Silent_Buddha
Legend
Silent Buddha I have to say that reading this post has been a revelation for me and a bloody awesome breath of fresh air, that at least one person on the boards i post on finally "gets it" with regards to traditional RPG systems and twitch/skill-based "dudebro" mechanics.
I'm with you all the way brother on every point, and I thank you sincerely for helping me to realise that i'm no longer alone in the gaming universe with my views.
I've been banging on that stuff for quite a while now, and I'm not the only one either. Although granted it's probably banged on about more in the PC forum than the console forum.
They don't hav to be RPGs though. Take a game like Warhawk. You could have a character who's an ordinary soldier with fairly wild aim. You could invest points in aiming to improve the quality of his autoaim. Or you could invest points in something else maybe . Or even have a difficulty slider perhaps so those with awesome skills can do their thing and those without can enjoy the game without needing to learn new skills. Yes, there'll be issues in balancing, and maybe you'd separate those with real skill from the amateurs or something. The underlying point though is that I feel games should be smarter and read that many gamers haven't got perfect control and when the avatar doesn't act as they want it to, it annoys them. Platformers are another good one. I've seen people play LBP and get frustrated with the mechanics. I think it'd be possible to add 'driver aids' to make the control easier.
Nod. I just used RPGs as an example, as that's a personal pet peeve of mine that most so called RPGs aren't really RPGs anymore. But that what most people consider to be an RPG now days is just a FPS/TPS/other action game type with a light veneer of RPG like stuff thrown on.
But you're correct there are many other ways a developer could remove the twitch/reaction/physical skill component from the equation to allow for more casual players to enjoy the games. Difficulty scaling is obviously one method, but IMO a flawed method. As even casual players will feel a bit let down if they feel their enemies are just purposely suiciding on them or that the developers are humoring them.

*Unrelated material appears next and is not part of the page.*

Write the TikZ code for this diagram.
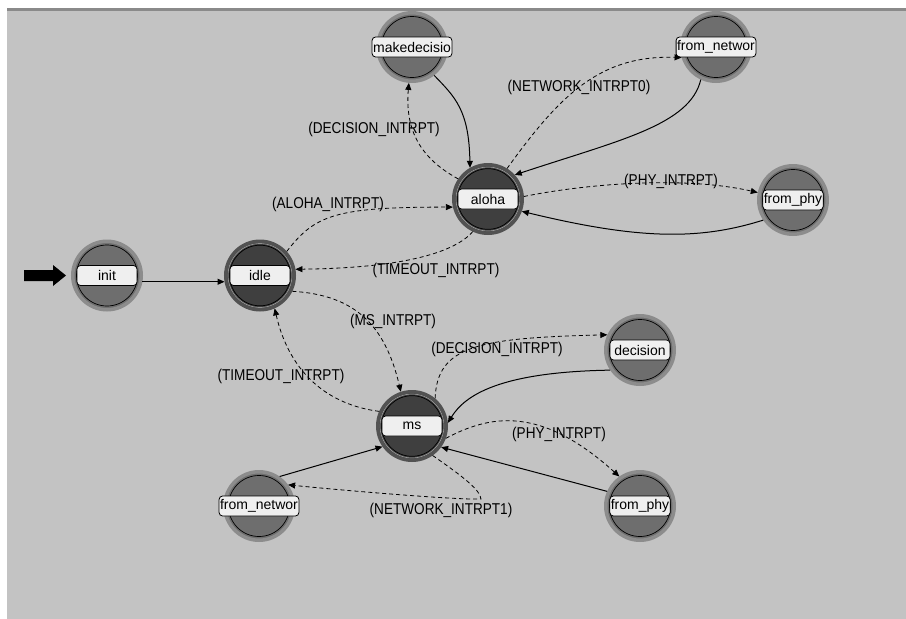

Things that can allow casual players to defeat difficult content (stat based/turn based RPGs for instance) or give them the illusion of greater skill (your example) are a couple ways to tackle this without making the player feel like they are purposely being pandered to.
The problem with that is you then run into lots of resistance from the "traditional" "core" console player who is looking for the next action fix that demands levels of skill beyond many of your typical consumers.

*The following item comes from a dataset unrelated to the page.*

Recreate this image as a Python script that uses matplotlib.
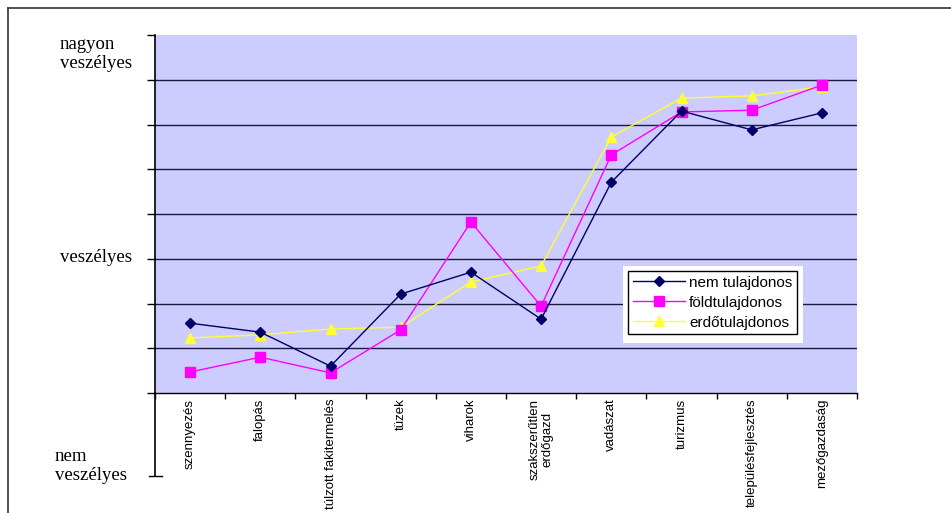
import numpy as np
import matplotlib.pyplot as plt
from matplotlib.lines import Line2D
from matplotlib.patches import Rectangle

categories = ["szennyezés", "falopás", "túlzott fakitermelés", "tüzek", "viharok",
              "szakszerűtlen\nerdőgazd", "vadászat", "turizmus",
              "településfejlesztés", "mezőgazdaság"]
nem_tulajdonos = [1.56, 1.36, 0.60, 2.21, 2.70, 1.65, 4.71, 6.30, 5.88, 6.26]
foldtulajdonos = [0.47, 0.80, 0.45, 1.41, 3.82, 1.94, 5.32, 6.28, 6.32, 6.88]
erdotulajdonos = [1.23, 1.30, 1.43, 1.47, 2.48, 2.84, 5.72, 6.59, 6.64, 6.84]
series_names = ["nem tulajdonos", "földtulajdonos", "erdőtulajdonos"]
level_labels = ["nagyon\nveszélyes", "veszélyes", "nem\nveszélyes"]

W, H = 951, 513
fig = plt.figure(figsize=(W / 100, H / 100), dpi=100)
fig.patch.set_facecolor("white")
# outer frame (only top and left edges are visible in the cropped original)
fig.add_artist(Line2D([8 / W, 1], [1 - 8 / H, 1 - 8 / H], transform=fig.transFigure,
                      color="#333333", linewidth=1.2))
fig.add_artist(Line2D([8 / W, 8 / W], [0, 1 - 8 / H], transform=fig.transFigure,
                      color="#333333", linewidth=1.2))

ax = fig.add_axes([155 / W, 120 / H, 702 / W, 358 / H])
ax.set_facecolor("#CCCCFF")

x = np.arange(len(categories))
h3, = ax.plot(x, erdotulajdonos, color="#FFFF33", marker="^", markersize=7, linewidth=1.0,
              label=series_names[2], zorder=3)
h2, = ax.plot(x, foldtulajdonos, color="#FF00FF", marker="s", markersize=6.5, linewidth=1.0,
              label=series_names[1], zorder=4)
h1, = ax.plot(x, nem_tulajdonos, color="#000066", marker="D", markersize=5, linewidth=1.0,
              label=series_names[0], zorder=5)

ax.set_xlim(-0.5, len(categories) - 0.5)
ax.set_ylim(0, 8)
for yv in range(1, 8):
    ax.axhline(yv, color="#1a1a40", linewidth=1.0, zorder=1)

ax.set_xticks(x)
ax.set_xticklabels(categories, rotation=90, fontsize=9.5, family="Liberation Sans",
                   va="top", ha="center", multialignment="center")
ax.tick_params(axis="x", which="major", length=0, pad=4)
ax.set_xticks(np.arange(-0.5, len(categories)), minor=True)
ax.tick_params(axis="x", which="minor", length=4, direction="out", width=1)
ax.set_yticks(range(0, 9))
ax.set_yticklabels([])
ax.tick_params(axis="y", length=6, direction="out", width=1)

for side in ["top", "right"]:
    ax.spines[side].set_visible(False)
ax.spines["left"].set_linewidth(1.2)
ax.spines["bottom"].set_linewidth(1.0)

# extended y axis down to the "nem veszélyes" level
low = -1.85
ax.add_line(Line2D([-0.5, -0.5], [0, low], color="black", linewidth=1.2, clip_on=False))
ax.add_line(Line2D([-0.58, -0.4], [low, low], color="black", linewidth=1.0, clip_on=False))

serif = "Liberation Serif"
fig.text(60 / W, 1 - 54 / H, level_labels[0], ha="left", va="center", fontsize=13.5,
         family=serif, linespacing=1.15)
fig.text(60 / W, 1 - 257 / H, level_labels[1], ha="left", va="center", fontsize=13.5,
         family=serif)
fig.text(55 / W, 1 - 466 / H, level_labels[2], ha="left", va="center", fontsize=13.5,
         family=serif, linespacing=1.15)

# white margin around the legend box
ax.add_patch(Rectangle(((623 - 155) / 702, (393 - 343) / 358), 180 / 702, 77 / 358,
                       transform=ax.transAxes, facecolor="white", edgecolor="none",
                       zorder=6))
leg = ax.legend([h1, h2, h3], series_names, loc="upper left",
                bbox_to_anchor=((628 - 155) / 702, (393 - 271) / 358),
                frameon=True, fancybox=False, framealpha=1, edgecolor="black",
                prop={"family": "Liberation Sans", "size": 11},
                handlelength=3.4, handletextpad=0.3, borderpad=0.3, labelspacing=0.4,
                borderaxespad=0)
leg.get_frame().set_linewidth(1.0)
leg.set_zorder(7)

fig.savefig("out.png", dpi=100)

I posted that in this thread. That's the context that you missed.
It would have been nice to see more games use Euphoria this gen other than RDR, GTA4, LA Noir, SWTFU, SWTFU2, but with the increased power of nextgen and a collaboration by Sony and/or MS to handle the licensing & business issues, this could be a reality for more than just a handful of games nextgen.
Sure it's always nice to see good tech implemented. RDR, GTA4, LA Noir, SWTFU, SWTFU2 all had serious drawbacks in other areas that it would have been great to see addressed. But time, hardware, and budget constraints means that every single one of those had significant and glaring compromises and limitations.
That isn't going to change significantly in the next generation. Developers are still going to have to decide between feature X and feature X+1...feature X+1000 whenever they make a game. Whether due to technical limitations of the hardware (which most certainly aren't going away), budgetary limitations (also not going away), or time limitations (again not going away).
The X360/PS3 were a significant bump over the Xbox/PS2, and yet there is no universal set of "features" that are implemented in all or even most of the games. The same will hold true for Xbox/PS next.
Just like I'm hoping for games to adopt tesselation of geometry, real time lighting, better physics, better texture resolution and techniques (POM for example), destructable environments (when it makes sense), natural human motion (when it makes sense), more realistic shadowing, significantly better AA or rendering techniques removing MANY of the rendering artifacts that exist in current gen games, and the list goes on and on and on. I could sit here for the next 2-3 hours typing out the technology and features I'd love to see implemented as graphics differentiators.
But one things remains true through all of that. It will be impossible to implement all of them. So you wanting universal Natural Motion is no more "correct" than me wanting universal terrain and scene tesselation. But the fact is that not all games will want to use or focus on either of those at the expense of technologies they deem crucial or key to the game they are developing.
In other words, just as everyone has been trying to tell you. Natural Motion is something good to strive for, but it is not, and never will be universally better than any other technology that can possibly be implemented because all developement projects will focus on different key technologies that they deem applicable or necessary for their vision of their game. Because as mentioned by me and many others; Technical, monetary, and time limitions are not going away just because the hardware is more capable, or budgets might go up, and there's certainly no way to get more time.